Backed into a corner now silhouetted against the glass giving down on the pale light glistening on the pond, hands digging distracted in the pockets at his side for whatever they might come up with, a packet of obsolete design in one of them, coming out with —no . . . tearing it open with the other, —no it's going too far, a play about the Civil War I don't see how we got into all this, it's not about these quarrels between black people and Jews that burst out on the front page is it? It's . . .

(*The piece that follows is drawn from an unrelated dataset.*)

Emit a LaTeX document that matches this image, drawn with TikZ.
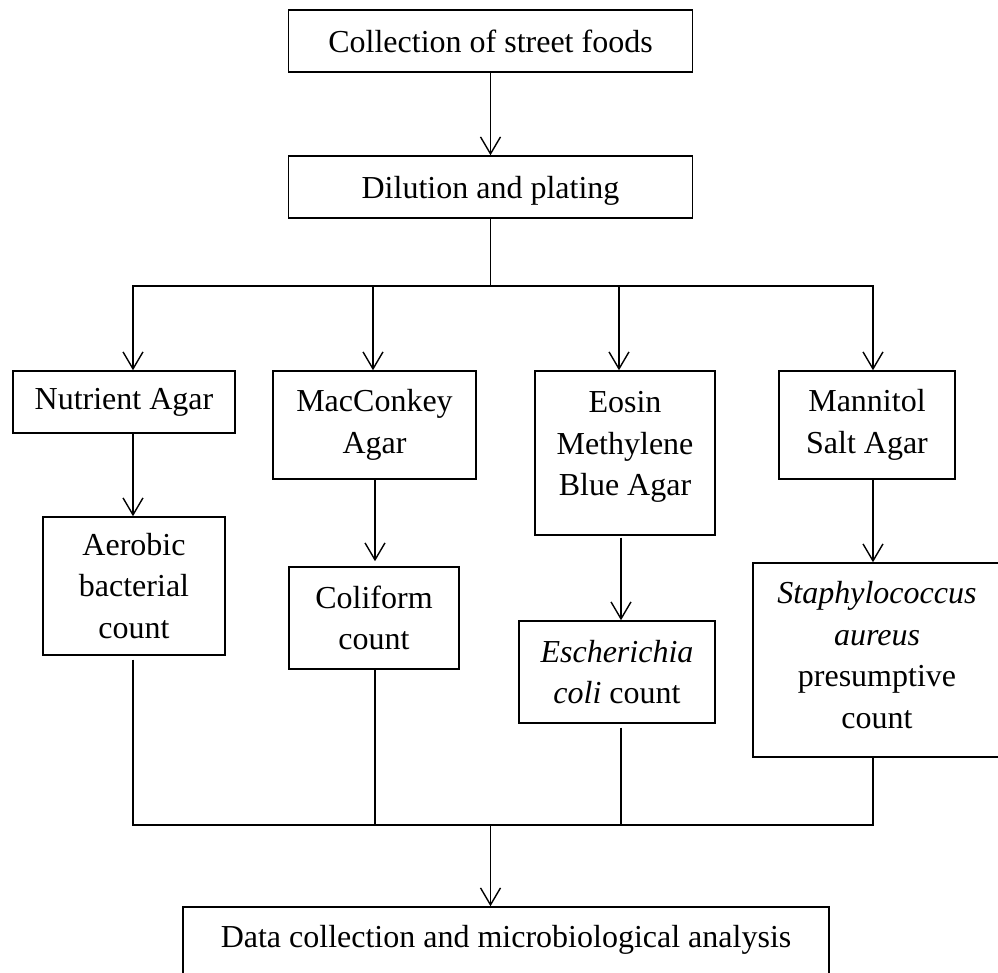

—Not about these crude street fights that bring out the worst in both of them no, it's not about Hollywood Jews backing movies to show blacks as beasts in a jungle, Jewish doctors dispensing disease to black babies, it's not even about Jewish storekeepers in Harlem using the counting gene to exploit blacks who don't have it no, that's how they'd like it isn't it, your clean white Christian middle class watching it explode on the evening news worried to death about property values when the Jews move in, then the blacks and the whole harlequin spawn of the Caribbean and there goes the neighborhood as you say. Drugs, gunfire, let them fight it out, turn off the news and go in to dinner, not our fight is it? like your wounded pheasant burrowing for refuge in the stone wall, trying to flee from what was happening? the hollow essence of this Christian hypocrisy? And the burnished silk of Sulka's tailoring leapt up against that fine old worsted gripping a wrist there, —sorry . . .

—No I'll get it he blurted, excused for breaking away to recover the torn cigarette packet from what little of the floor remained between them, digging one out as he straightened up if for no more than to occupy his unsteady hand only to find himself abruptly caught by a lapel backed up against the window itself.